DATASET RECORDS:
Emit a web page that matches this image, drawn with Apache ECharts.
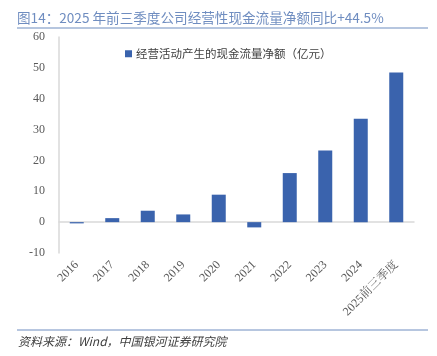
<!DOCTYPE html>
<html><head><meta charset="utf-8">
<script src="https://cdn.jsdelivr.net/npm/echarts@6/dist/echarts.min.js"></script>
<style>html,body{margin:0;padding:0;background:#fff}#c{width:437px;height:356px}</style>
</head><body><div id="c"></div>
<script>
var categories = ['2016','2017','2018','2019','2020','2021','2022','2023','2024','2025前三季度'];
var cashFlow = [-0.4, 1.3, 3.7, 2.5, 8.9, -1.7, 15.9, 23.2, 33.5, 48.5];
var seriesName = '经营活动产生的现金流量净额（亿元）';
var titleText = '图14：2025 年前三季度公司经营性现金流量净额同比+44.5%';
var sourceText = '资料来源：Wind，中国银河证券研究院';

var chart = echarts.init(document.getElementById('c'), null, {renderer:'canvas'});
var serif = '"Liberation Serif","Noto Serif CJK SC","Noto Sans CJK SC",serif';
chart.setOption({
  animation:false,
  backgroundColor:'#fff',
  title:{text:titleText, left:12, top:6, textStyle:{fontFamily:'"Noto Sans CJK SC",sans-serif', fontSize:13.6, fontWeight:'normal', color:'#6f8dc0'}},
  graphic:[
    {type:'line', shape:{x1:17,y1:28,x2:428,y2:28}, style:{stroke:'#6f8dc0', lineWidth:1.2}},
    {type:'line', shape:{x1:17,y1:330,x2:428,y2:330}, style:{stroke:'#6f8dc0', lineWidth:1}},
    {type:'text', left:18, top:335, style:{text:sourceText, fontFamily:'"Noto Sans CJK SC",sans-serif', fontStyle:'italic', fontSize:12, fill:'#404040'}}
  ],
  legend:{top:43, left:120, itemWidth:7, itemHeight:7, itemGap:4, icon:'rect',
    textStyle:{fontFamily:'"Noto Sans CJK SC",sans-serif', fontSize:11.5, color:'#404040', padding:[0,0,0,-1]},
    data:[seriesName]},
  grid:{left:59, right:23, top:37, bottom:103, containLabel:false},
  xAxis:{type:'category', data:categories,
    axisLine:{onZero:true, lineStyle:{color:'#d9d9d9', width:1.5}},
    axisTick:{show:false},
    axisLabel:{rotate:45, interval:0, margin:10, fontFamily:serif, fontSize:12, color:'#595959'}},
  yAxis:{type:'value', min:-10, max:60, interval:10,
    axisLine:{show:true, lineStyle:{color:'#d9d9d9', width:1.5}},
    axisTick:{show:false}, splitLine:{show:false},
    axisLabel:{margin:14, fontFamily:serif, fontSize:12, color:'#595959'}},
  series:[{name:seriesName, type:'bar', data:cashFlow, barWidth:14,
    itemStyle:{color:'#3a63ad'}}]
});
</script></body></html>
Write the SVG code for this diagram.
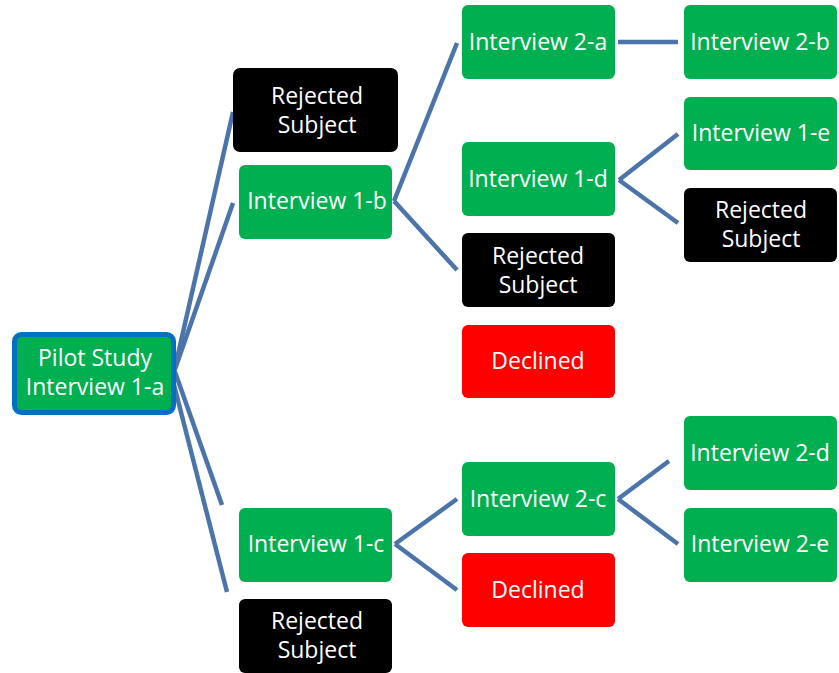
<svg xmlns="http://www.w3.org/2000/svg" width="839" height="673" viewBox="0 0 839 673">
<style>
.g{fill:#00B050}
.k{fill:#000000}
.r{fill:#FF0000}
text{font-family:"Open Sans","Noto Sans","Liberation Sans",sans-serif;font-size:23px;fill:#FFFFFF;text-anchor:middle}
.c line{stroke:#4A74AA;stroke-width:4.5;stroke-linecap:butt;fill:none}
</style>
<rect width="839" height="673" fill="#FFFFFF"/>
<g class="c" id="connectors">
<line x1="174" y1="372" x2="233" y2="112"/>
<line x1="174" y1="372" x2="233" y2="203"/>
<line x1="175" y1="372" x2="222" y2="505"/>
<line x1="172" y1="377" x2="227" y2="592"/>
<line x1="394" y1="201" x2="457" y2="43"/>
<line x1="394" y1="201" x2="457" y2="270"/>
<line x1="618" y1="42" x2="678" y2="42"/>
<line x1="619" y1="180" x2="678" y2="134"/>
<line x1="619" y1="180" x2="678" y2="223"/>
<line x1="395" y1="544" x2="457" y2="499"/>
<line x1="395" y1="544" x2="457" y2="590"/>
<line x1="618" y1="499" x2="669" y2="461"/>
<line x1="618" y1="499" x2="678" y2="544"/>
</g>
<g id="root">
<rect x="14.5" y="334.5" width="159" height="78" rx="7" class="g" stroke="#0070C0" stroke-width="5"/>
<text x="95" y="366">Pilot Study</text>
<text x="95" y="395">Interview 1-a</text>
</g>
<g id="rej1">
<rect x="233" y="68" width="165" height="84" rx="7" class="k"/>
<text x="317" y="104">Rejected</text>
<text x="317" y="133">Subject</text>
</g>
<g id="int1b">
<rect x="239" y="165" width="153" height="74" rx="6" class="g"/>
<text x="317" y="209">Interview 1-b</text>
</g>
<g id="int2a">
<rect x="462" y="5" width="153" height="74" rx="6" class="g"/>
<text x="538" y="50">Interview 2-a</text>
</g>
<g id="int2b">
<rect x="684" y="5" width="153" height="74" rx="6" class="g"/>
<text x="760" y="50">Interview 2-b</text>
</g>
<g id="int1d">
<rect x="462" y="142" width="153" height="74" rx="6" class="g"/>
<text x="538" y="187">Interview 1-d</text>
</g>
<g id="int1e">
<rect x="684" y="97" width="153" height="73" rx="6" class="g"/>
<text x="761" y="141">Interview 1-e</text>
</g>
<g id="rej3">
<rect x="684" y="188" width="153" height="74" rx="6" class="k"/>
<text x="761" y="218">Rejected</text>
<text x="761" y="247">Subject</text>
</g>
<g id="rej2">
<rect x="462" y="233" width="153" height="74" rx="6" class="k"/>
<text x="538" y="264">Rejected</text>
<text x="538" y="293">Subject</text>
</g>
<g id="dec1">
<rect x="462" y="325" width="153" height="73" rx="6" class="r"/>
<text x="538" y="369">Declined</text>
</g>
<g id="int2d">
<rect x="684" y="416" width="153" height="74" rx="6" class="g"/>
<text x="760" y="461">Interview 2-d</text>
</g>
<g id="int2c">
<rect x="462" y="462" width="153" height="74" rx="6" class="g"/>
<text x="538" y="507">Interview 2-c</text>
</g>
<g id="int2e">
<rect x="684" y="508" width="153" height="74" rx="6" class="g"/>
<text x="760" y="552">Interview 2-e</text>
</g>
<g id="int1c">
<rect x="239" y="508" width="153" height="74" rx="6" class="g"/>
<text x="316" y="552">Interview 1-c</text>
</g>
<g id="dec2">
<rect x="462" y="553" width="153" height="74" rx="6" class="r"/>
<text x="538" y="598">Declined</text>
</g>
<g id="rej4">
<rect x="239" y="599" width="153" height="74" rx="6" class="k"/>
<text x="317" y="629">Rejected</text>
<text x="317" y="658">Subject</text>
</g>
</svg>
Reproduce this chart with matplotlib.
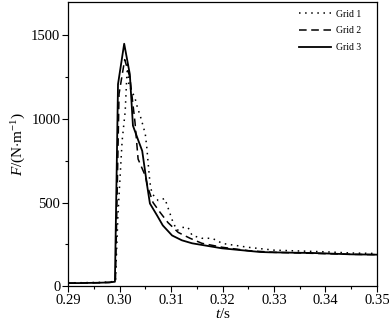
import matplotlib
matplotlib.use("Agg")
import matplotlib.pyplot as plt
from matplotlib.ticker import MultipleLocator

plt.rcParams['font.family'] = ['Liberation Serif', 'DejaVu Serif']
plt.rcParams['mathtext.fontset'] = 'custom'
plt.rcParams['mathtext.rm'] = 'Liberation Serif'
plt.rcParams['mathtext.it'] = 'Liberation Serif:italic'

# Grid 1 (coarse mesh)
t1 = [0.290, 0.292, 0.294, 0.296, 0.298, 0.2992, 0.2997, 0.3005, 0.3011, 0.3014,
      0.3016, 0.3018, 0.3024, 0.3030, 0.3034, 0.3042, 0.3050, 0.3053, 0.3056,
      0.3059, 0.3063, 0.3075, 0.3088, 0.3094, 0.3104, 0.3112, 0.3121, 0.3133,
      0.3141, 0.3160, 0.3180, 0.3200, 0.3250, 0.3300, 0.3350, 0.3400, 0.3450, 0.3500]
f1 = [20, 20, 21, 22, 24, 30, 434, 869, 1047, 1250,
      1340, 1200, 1166, 1125, 1077, 1000, 910, 827, 720,
      620, 553, 512, 524, 470, 380, 333, 351, 351,
      303, 286, 286, 255, 232, 215, 210, 205, 198, 195]

# Grid 2 (medium mesh)
t2 = [0.290, 0.292, 0.294, 0.296, 0.298, 0.2992, 0.2995, 0.2999, 0.3010, 0.3020,
      0.3030, 0.3036, 0.3050, 0.3055, 0.3065, 0.3079, 0.3094, 0.3114, 0.3137,
      0.3160, 0.3200, 0.3250, 0.3300, 0.3350, 0.3400, 0.3450, 0.3500]
f2 = [18, 18, 19, 20, 22, 26, 500, 1150, 1355, 1250,
      980, 760, 660, 590, 500, 440, 380, 321, 286,
      256, 232, 212, 202, 198, 194, 190, 188]

# Grid 3 (fine mesh)
t3 = [0.290, 0.292, 0.294, 0.296, 0.298, 0.2991, 0.2995, 0.2997, 0.3009, 0.3020,
      0.3026, 0.3036, 0.3044, 0.3053, 0.3059, 0.3073, 0.3084, 0.3102, 0.3121,
      0.3141, 0.3199, 0.3273, 0.3292, 0.3376, 0.3450, 0.3500]
f3 = [18, 18, 19, 20, 22, 26, 809, 1208, 1450, 1267,
      960, 875, 809, 613, 494, 422, 363, 303, 274,
      256, 226, 204, 202, 198, 190, 188]

fig = plt.figure(figsize=(3.89, 3.24), dpi=100)
ax = fig.add_axes([0.175, 0.117, 0.794, 0.877])

ax.plot(t1, f1, color='black', lw=1.1, linestyle=(0, (1, 3)), label='Grid 1')
ax.plot(t2, f2, color='black', lw=1.1, linestyle=(0, (5, 3)), label='Grid 2')
ax.plot(t3, f3, color='black', lw=1.3, linestyle='-', label='Grid 3')

ax.set_xlim(0.29, 0.35)
ax.set_ylim(0, 1700)
ax.xaxis.set_major_locator(MultipleLocator(0.01))
ax.xaxis.set_minor_locator(MultipleLocator(0.005))
ax.yaxis.set_major_locator(MultipleLocator(500))
ax.yaxis.set_minor_locator(MultipleLocator(250))
ax.set_xticks([0.29, 0.30, 0.31, 0.32, 0.33, 0.34, 0.35])
ax.set_xticklabels(['0.29', '0.30', '0.31', '0.32', '0.33', '0.34', '0.35'])
ax.tick_params(which='major', direction='out', length=4, width=0.8, labelsize=10.5, pad=1.5)
ax.tick_params(which='minor', direction='out', length=2.5, width=0.8)
for s in ax.spines.values():
    s.set_linewidth(0.9)

ax.set_xlabel(r'$t$/s', fontsize=11, labelpad=0)
ax.set_ylabel(r'$F$/(N$\cdot$m$^{-1}$)', fontsize=11, labelpad=2)

ax.legend(loc='upper right', bbox_to_anchor=(0.975, 1.0), frameon=False, fontsize=7,
          handlelength=3.3, handletextpad=0.5, labelspacing=0.8, borderaxespad=0.4)

fig.savefig('out.png', dpi=100)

PROMPT: Reproduce exactly, and only, the lines from the one containing "Reproduce this chart with matplotlib." through the one containing "256, 232, 212, 202, 198, 194, 190, 188]", including both; leave out any pictures.

ANSWER:
Reproduce this chart with matplotlib.
import matplotlib
matplotlib.use("Agg")
import matplotlib.pyplot as plt
from matplotlib.ticker import MultipleLocator

plt.rcParams['font.family'] = ['Liberation Serif', 'DejaVu Serif']
plt.rcParams['mathtext.fontset'] = 'custom'
plt.rcParams['mathtext.rm'] = 'Liberation Serif'
plt.rcParams['mathtext.it'] = 'Liberation Serif:italic'

# Grid 1 (coarse mesh)
t1 = [0.290, 0.292, 0.294, 0.296, 0.298, 0.2992, 0.2997, 0.3005, 0.3011, 0.3014,
      0.3016, 0.3018, 0.3024, 0.3030, 0.3034, 0.3042, 0.3050, 0.3053, 0.3056,
      0.3059, 0.3063, 0.3075, 0.3088, 0.3094, 0.3104, 0.3112, 0.3121, 0.3133,
      0.3141, 0.3160, 0.3180, 0.3200, 0.3250, 0.3300, 0.3350, 0.3400, 0.3450, 0.3500]
f1 = [20, 20, 21, 22, 24, 30, 434, 869, 1047, 1250,
      1340, 1200, 1166, 1125, 1077, 1000, 910, 827, 720,
      620, 553, 512, 524, 470, 380, 333, 351, 351,
      303, 286, 286, 255, 232, 215, 210, 205, 198, 195]

# Grid 2 (medium mesh)
t2 = [0.290, 0.292, 0.294, 0.296, 0.298, 0.2992, 0.2995, 0.2999, 0.3010, 0.3020,
      0.3030, 0.3036, 0.3050, 0.3055, 0.3065, 0.3079, 0.3094, 0.3114, 0.3137,
      0.3160, 0.3200, 0.3250, 0.3300, 0.3350, 0.3400, 0.3450, 0.3500]
f2 = [18, 18, 19, 20, 22, 26, 500, 1150, 1355, 1250,
      980, 760, 660, 590, 500, 440, 380, 321, 286,
      256, 232, 212, 202, 198, 194, 190, 188]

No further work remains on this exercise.